Sebaliknya asuhan oleh masyarakat akan berjalan seumur hidup. Dalam kaitan ini
pula terlihat besarnya pengaruh masyarakat terhadap pertumbuhan jiwa keagamaan
sebagai bagian dari aspek kepribadian yang terintegrasi dalam pertumbuhan
psikis. Jiwa keagamaan yang memuat norma-norma kesopanan tidak akan dapat
dikuasai hanya dengan mengenal saja. Menurut Emerson, norma-norma kesopanan
menghendaki adanya norma-norma kesopanan pula pada orang lain (M.Buchori:157)
Dalam ruang lingkup yang lebih luas dapat diartikan
bahwa pembentukan nilai-nilai kesopanan atau
nilai-nilai yang berkaitan dengan aspek-aspek spiritual akan lebih efektif jika
seseorang berada dalam lingkungan yang menjunjung tinggi nilai-nilai tersebut.

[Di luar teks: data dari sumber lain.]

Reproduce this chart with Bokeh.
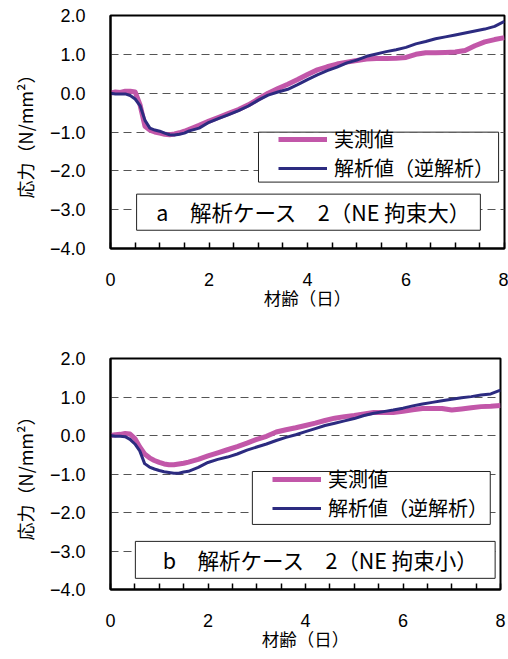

Sebagai contoh, hasil penelitian Masri Singarimbun terhadap kasus kumpul kebo
di Mojolana. Ia menemukan 13 kasus kumpul kebo ini ada hubungannya dengan sikap
toleran masyarakat terhadap hidup bersama tanpa nikah (Djamaluddin Ancok:27).

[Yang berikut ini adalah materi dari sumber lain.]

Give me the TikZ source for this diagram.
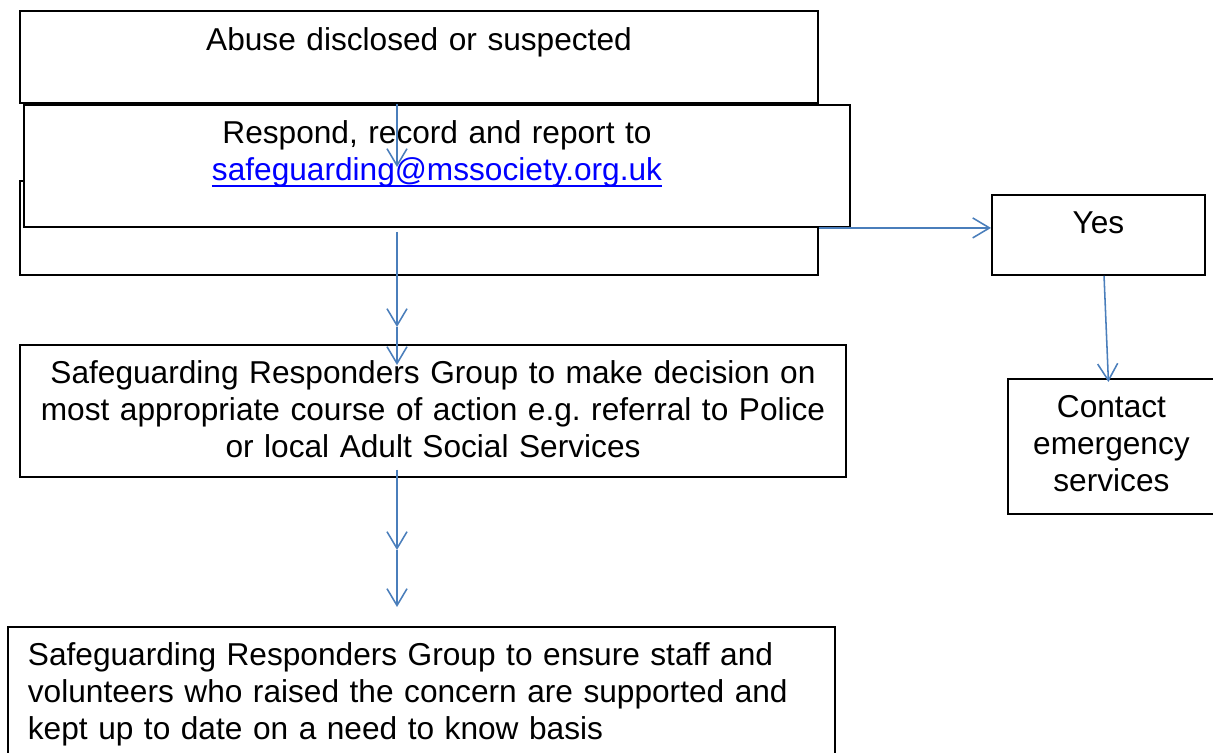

Dan kasus seperti itu mungkin akan lebih kecil dilingkungan masyarakat yang
menentang pola hidup seperti itu.
Di sini terlihat hubungan antara lingkungan dan
sikap masyarakar terhadap nilai-nilai agama. Di lingkungan masyarakat santri
barangkali akan lebih memberi pengaruh bagi pembentukan jiwa keagamaan
dibandingkan dengan masyarakat lain yang memiliki ikatan yang longgar terhadap
norma-norma keagamaan. Dengan demikian, fungsi dan peran masyarakat dalam
pembentukan jiwa keagamaan akan sangat tergantung dari seberapa jauh masyarakat
tersebut menjunjung norma-norma keagamaan itu sendiri.